When Liz Crow went shopping at the 2016 Keeneland September yearling sale, she latched on to an attractive daughter of Tapizar that she eventually purchased for $100,000 from the Gainesway consignment.
Twenty months later, the filly now named Monomoy Girl looks like a bargain after winning the May 4 Longines Kentucky Oaks (G1) at Churchill Downs to increase her earnings to $1,120,750 for Michael Dubb, Sol Kumin's Monomoy Stables, The Elkstone Group, and Bethlehem Stables.
Crow, along with Bradley Weisbord's BSW Bloodstock, not only bought Monomoy Girl but also manages her racing career.
"I met Liz when she used to work with Pete Bradley," Kumin said. "Liz worked with Pete for a while, and I got to know her then. She left Pete to go on her own and then partnered up with Brad Weisbord, who I had just started working with. And it worked out perfectly. It was an opportunity to let her take the lead and see what she could do. I knew she was talented, obviously, ethical, hard-working, all the stuff you like to see. But she hadn't fully done it on her own. This gives her a look of what she can do when she gets a chance. She has done a terrific job, and I'm extremely proud of her. … Grade 1 winner and an Oaks winner. That's her hard work and determination."

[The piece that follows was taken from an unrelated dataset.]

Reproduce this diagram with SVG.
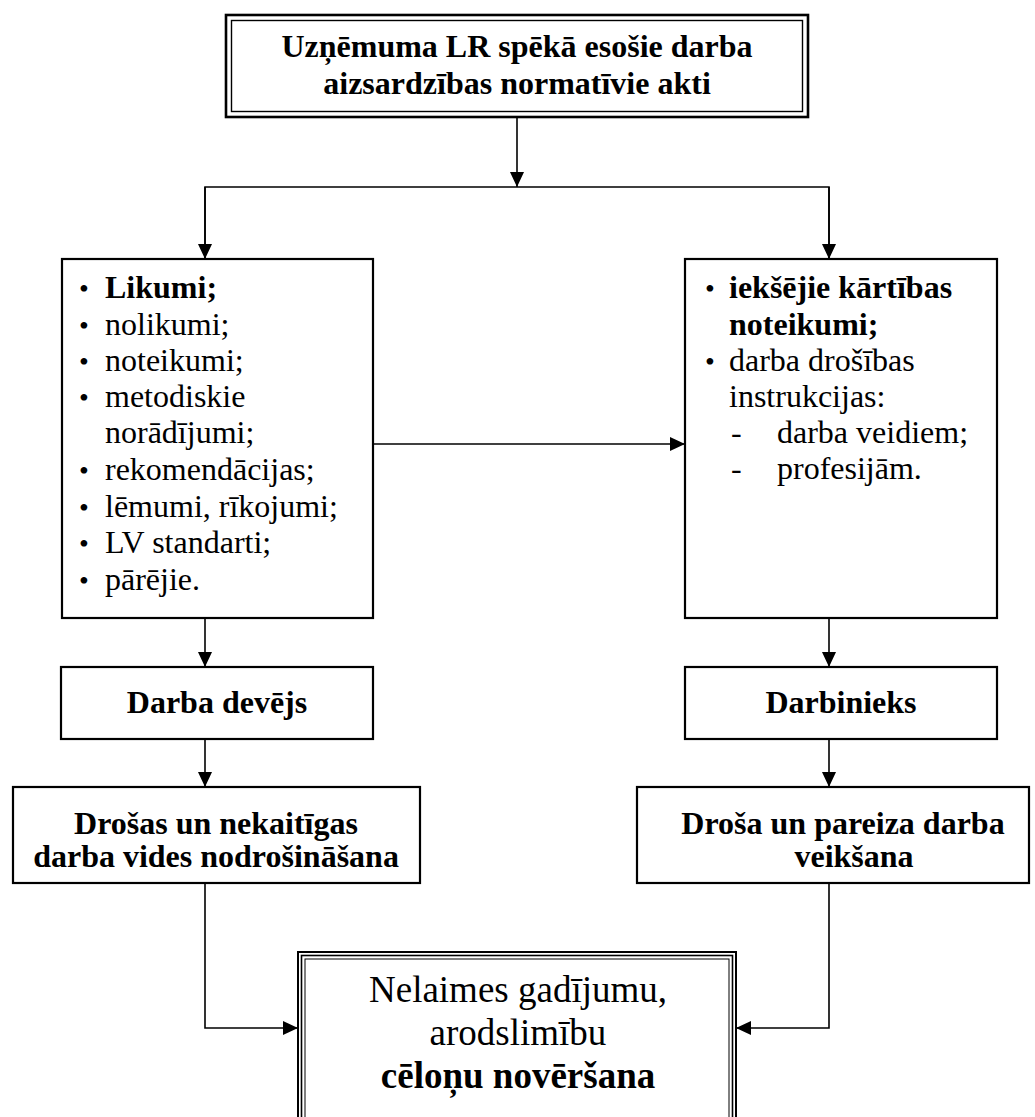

Monomoy Girl has six wins and one second in seven starts. The Brad Cox trainee's only loss came in the Golden Rod Stakes (G2) at Churchill last fall. Monomoy Girl also won the Central Bank Ashland Stakes (G1) at Keeneland, the Rachel Alexandra Stakes (G2) at Fair Grounds Race Course & Slots, and the Rags to Riches Stakes at Churchill.

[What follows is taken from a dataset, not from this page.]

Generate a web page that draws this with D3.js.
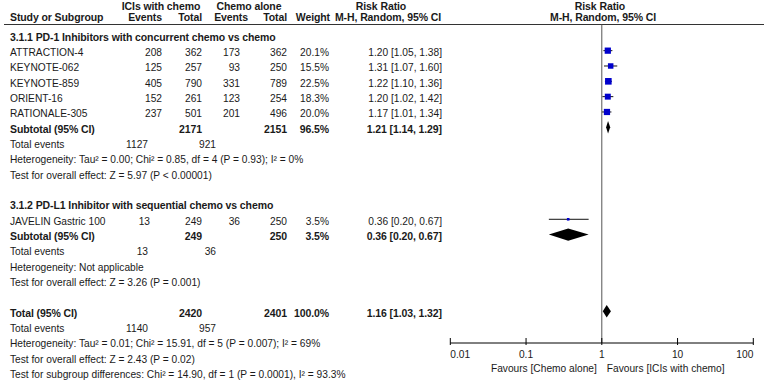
<!DOCTYPE html>
<html>
<head>
<meta charset="utf-8">
<script src="https://d3js.org/d3.v7.min.js"></script>
<style>
  body { margin: 0; background: #fff; }
  text { font-family: "Liberation Sans", Arial, sans-serif; font-size: 10.2px; fill: #1a1a1a; }
  .b { font-weight: bold; font-size: 10.5px; letter-spacing: -0.1px; }
</style>
</head>
<body>
<script>
// Set Dimensions
const W = 764, H = 382;

// Study data
const studies   = ["ATTRACTION-4", "KEYNOTE-062", "KEYNOTE-859", "ORIENT-16", "RATIONALE-305", "JAVELIN Gastric 100"];
const group     = [1, 1, 1, 1, 1, 2];
const eventsT   = [208, 125, 405, 152, 237, 13];
const totalT    = [362, 257, 790, 261, 501, 249];
const eventsC   = [173, 93, 331, 123, 201, 36];
const totalC    = [362, 250, 789, 254, 496, 250];
const weights   = [20.1, 15.5, 22.5, 18.3, 20.0, 3.5];
const rr        = [1.20, 1.31, 1.22, 1.20, 1.17, 0.36];
const rrLo      = [1.05, 1.07, 1.10, 1.02, 1.01, 0.20];
const rrHi      = [1.38, 1.60, 1.36, 1.42, 1.34, 0.67];

// Pooled results: subgroup 1, subgroup 2, overall
const pooledLabel  = ["Subtotal (95% CI)", "Subtotal (95% CI)", "Total (95% CI)"];
const pooledTotT   = [2171, 249, 2420];
const pooledTotC   = [2151, 250, 2401];
const pooledEvT    = [1127, 13, 1140];
const pooledEvC    = [921, 36, 957];
const pooledWeight = ["96.5%", "3.5%", "100.0%"];
const pooledRR     = [1.21, 0.36, 1.16];
const pooledLo     = [1.14, 0.20, 1.03];
const pooledHi     = [1.29, 0.67, 1.32];
const hetText = [
  "Heterogeneity: Tau\u00B2 = 0.00; Chi\u00B2 = 0.85, df = 4 (P = 0.93); I\u00B2 = 0%",
  "Heterogeneity: Not applicable",
  "Heterogeneity: Tau\u00B2 = 0.01; Chi\u00B2 = 15.91, df = 5 (P = 0.007); I\u00B2 = 69%"
];
const effectText = [
  "Test for overall effect: Z = 5.97 (P < 0.00001)",
  "Test for overall effect: Z = 3.26 (P = 0.001)",
  "Test for overall effect: Z = 2.43 (P = 0.02)"
];
const subgroupTitles = ["3.1.1 PD-1 Inhibitors with concurrent chemo vs chemo",
                        "3.1.2 PD-L1 Inhibitor with sequential chemo vs chemo"];
const subgroupDiff = "Test for subgroup differences: Chi\u00B2 = 14.90, df = 1 (P = 0.0001), I\u00B2 = 93.3%";
const xTicks = [0.01, 0.1, 1, 10, 100];
const favours = ["Favours [Chemo alone]", "Favours [ICIs with chemo]"];

// build the row list (one line of the table each)
const rows = [];
rows.push({type: "title", text: subgroupTitles[0]});
studies.forEach((s, i) => { if (group[i] === 1) rows.push({type: "study", i: i}); });
rows.push({type: "pooled", k: 0});
rows.push({type: "events", k: 0});
rows.push({type: "note", text: hetText[0]});
rows.push({type: "note", text: effectText[0]});
rows.push({type: "blank"});
rows.push({type: "title", text: subgroupTitles[1]});
studies.forEach((s, i) => { if (group[i] === 2) rows.push({type: "study", i: i}); });
rows.push({type: "pooled", k: 1});
rows.push({type: "events", k: 1});
rows.push({type: "note", text: hetText[1]});
rows.push({type: "note", text: effectText[1]});
rows.push({type: "blank"});
rows.push({type: "pooled", k: 2});
rows.push({type: "events", k: 2});
rows.push({type: "note", text: hetText[2]});
rows.push({type: "note", text: effectText[2]});
rows.push({type: "note", text: subgroupDiff});

// scales
const y = d3.scaleLinear().domain([0, 1]).range([20, 35.33]); // row index -> centre
const x = d3.scaleLog().domain([0.01, 100]).range([450.3, 753.3]);
const side = d3.scaleSqrt().domain([0, 22.5]).range([0, 6.6]);
const axisY = 343;
const lineY = 24.5;

// column right edges
const col = {study: 10, evT: 162, totT: 202, evC: 240, totC: 287, wt: 329, rr: 442, teT: 148, teC: 216};

const svg = d3.select("body").append("svg")
  .attr("width", W).attr("height", H);

function txt(xp, yp, s, anchor, bold) {
  return svg.append("text")
    .attr("x", xp).attr("y", yp)
    .attr("text-anchor", anchor || "start")
    .attr("class", bold ? "b" : null)
    .text(s);
}
const fmt = v => v.toFixed(2);
const rrStr = (a, l, h) => fmt(a) + " [" + fmt(l) + ", " + fmt(h) + "]";

// header
txt(161, 10, "ICIs with chemo", "middle", true);
txt(249, 10, "Chemo alone", "middle", true);
txt(381, 10, "Risk Ratio", "middle", true);
txt(600, 10, "Risk Ratio", "middle", true);
const hb = 21;
txt(col.study, hb, "Study or Subgroup", "start", true);
txt(col.evT, hb, "Events", "end", true);
txt(col.totT, hb, "Total", "end", true);
txt(248, hb, "Events", "end", true);
txt(col.totC, hb, "Total", "end", true);
txt(330, hb, "Weight", "end", true);
txt(441, hb, "M-H, Random, 95% CI", "end", true);
txt(603, hb, "M-H, Random, 95% CI", "middle", true);

svg.append("line")
  .attr("x1", 4).attr("x2", W).attr("y1", lineY).attr("y2", lineY)
  .attr("stroke", "#333").attr("stroke-width", 1);

// line of no effect
svg.append("line")
  .attr("x1", x(1)).attr("x2", x(1)).attr("y1", lineY).attr("y2", axisY)
  .attr("stroke", "#555").attr("stroke-width", 1);

// table rows and marks
rows.forEach((r, idx) => {
  const ry = y(idx + 1);
  const tb = ry + 5.5;
  if (r.type === "title") {
    txt(col.study, tb, r.text, "start", true);
  } else if (r.type === "note") {
    txt(col.study, tb, r.text);
  } else if (r.type === "study") {
    const i = r.i;
    txt(i === 5 ? 150 : col.evT, tb, eventsT[i], "end");
    txt(col.study, tb, studies[i]);
    txt(col.totT, tb, totalT[i], "end");
    txt(col.evC, tb, eventsC[i], "end");
    txt(col.totC, tb, totalC[i], "end");
    txt(col.wt, tb, weights[i].toFixed(1) + "%", "end");
    txt(col.rr, tb, rrStr(rr[i], rrLo[i], rrHi[i]), "end");
    svg.append("line")
      .attr("x1", x(rrLo[i])).attr("x2", x(rrHi[i]))
      .attr("y1", ry).attr("y2", ry)
      .attr("stroke", "#111").attr("stroke-width", 1);
    const s = side(weights[i]);
    svg.append("rect")
      .attr("x", x(rr[i]) - s / 2).attr("y", ry - s / 2)
      .attr("width", s).attr("height", s)
      .attr("fill", "#0000cc");
  } else if (r.type === "pooled") {
    const k = r.k;
    txt(col.study, tb, pooledLabel[k], "start", true);
    txt(col.totT, tb, pooledTotT[k], "end", true);
    txt(col.totC, tb, pooledTotC[k], "end", true);
    txt(col.wt, tb, pooledWeight[k], "end", true);
    txt(col.rr, tb, rrStr(pooledRR[k], pooledLo[k], pooledHi[k]), "end", true);
    const h = 6.2;
    svg.append("path")
      .attr("d", "M" + x(pooledLo[k]) + "," + ry +
                 "L" + x(pooledRR[k]) + "," + (ry - h) +
                 "L" + x(pooledHi[k]) + "," + ry +
                 "L" + x(pooledRR[k]) + "," + (ry + h) + "Z")
      .attr("fill", "#000");
  } else if (r.type === "events") {
    txt(col.study, tb, "Total events");
    txt(col.teT, tb, pooledEvT[r.k], "end");
    txt(col.teC, tb, pooledEvC[r.k], "end");
  }
});

// X axis
const ax = svg.append("g").attr("transform", "translate(0," + axisY + ")");
ax.append("line").attr("x1", x(0.01)).attr("x2", x(100))
  .attr("stroke", "#000").attr("stroke-width", 1);
ax.selectAll(".tk").data(xTicks).enter().append("line")
  .attr("x1", d => x(d)).attr("x2", d => x(d))
  .attr("y1", -5).attr("y2", 2)
  .attr("stroke", "#000").attr("stroke-width", 1);
ax.selectAll(".tl").data(xTicks).enter().append("text")
  .attr("x", d => x(d)).attr("y", 15)
  .attr("text-anchor", (d, i) => i === 0 ? "start" : (i === xTicks.length - 1 ? "end" : "middle"))
  .text(d => d);
txt(x(1) - 5, axisY + 29, favours[0], "end");
txt(x(1) + 5, axisY + 29, favours[1], "start");
</script>
</body>
</html>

"She was the first horse I ever signed a ticket for at Keeneland—in Book 3, Hip 1611," Crow said. "They emailed right away and said, 'You don't have any credit,' and they spelled my name wrong on the sales sheet (as Liz Crowe). I had to run into the sale office and tell them I was buying for Sol Kumin, then they were like, 'No problem.'"

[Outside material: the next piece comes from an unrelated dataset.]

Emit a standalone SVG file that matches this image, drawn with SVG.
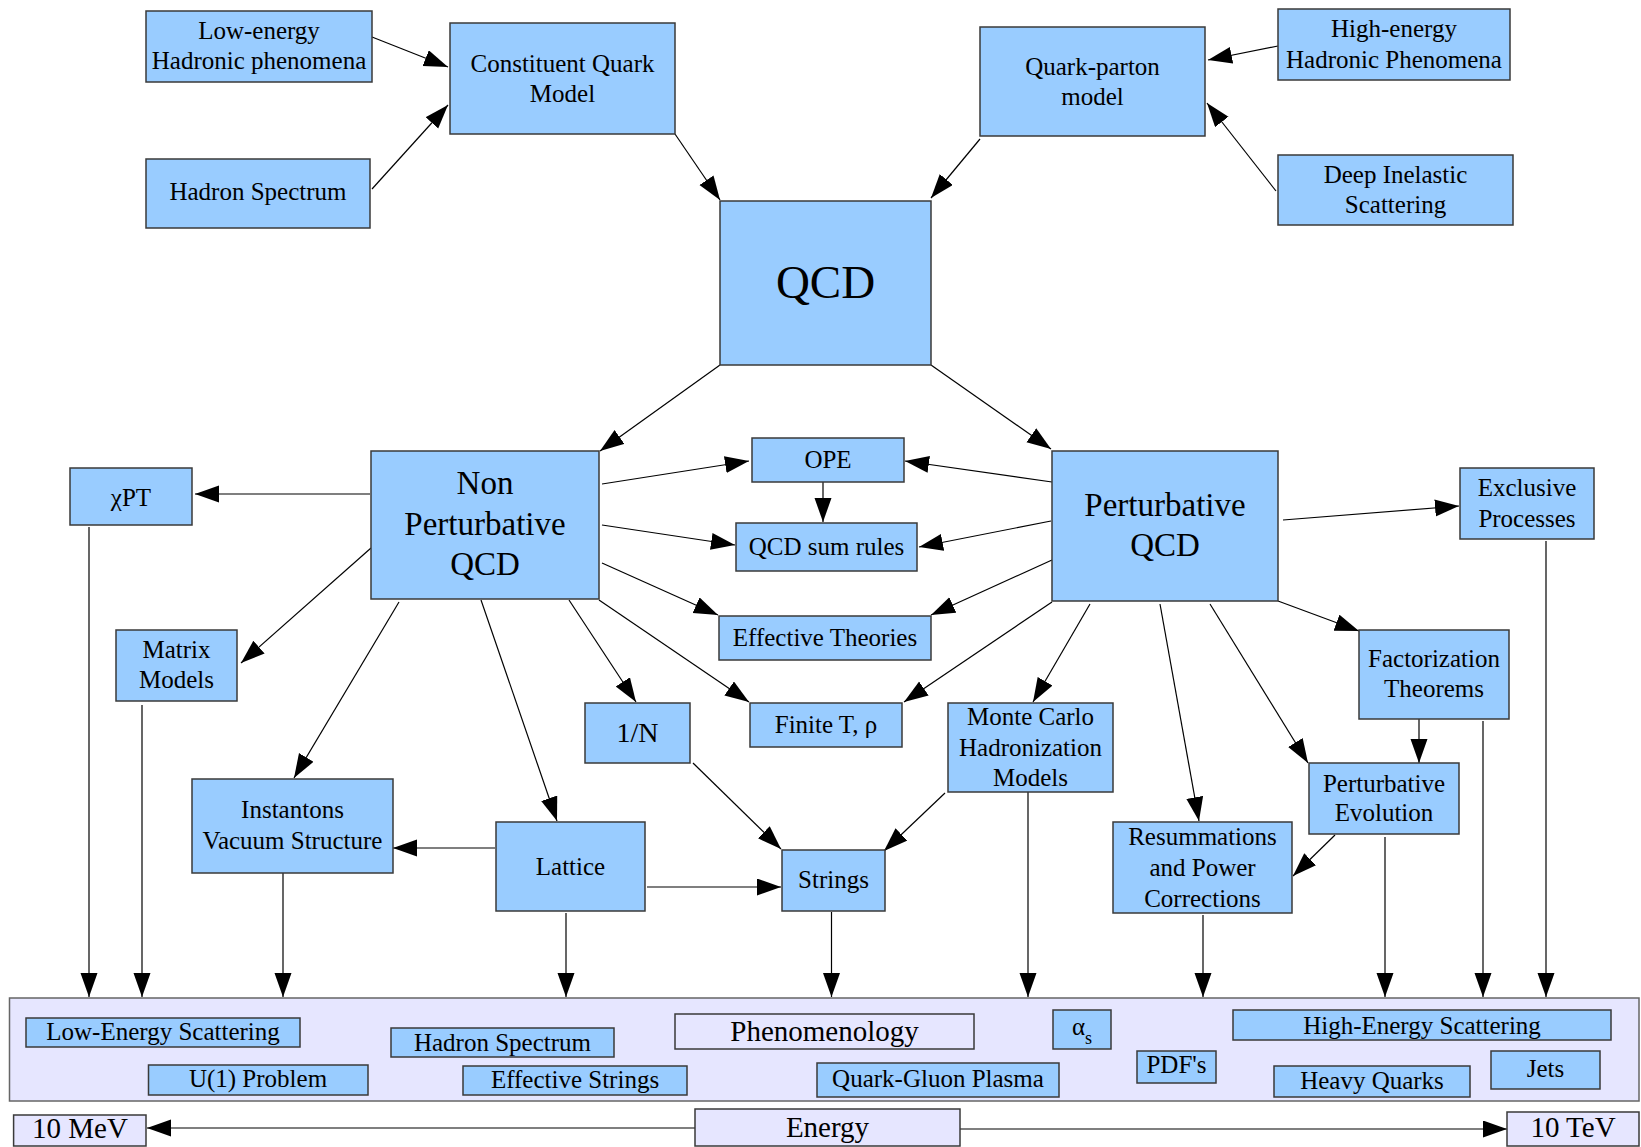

Produced from the winning Henny Hughes mare Drumette, Monomoy Girl was bred in Kentucky by Brendan and Olive Gallagher's FPF (Frankfort Park Stud) and the Highfield Ranch of Gainesway's Michael Hernon. Crow said the filly was at the top of her budget and likely would have cost more had she been sired by a more established stallion.
"It took awhile to get to $100,000. I kept thinking, 'I've got her; I have her,' and it kept going," Crow said. "Maybe I might have gone one more bid."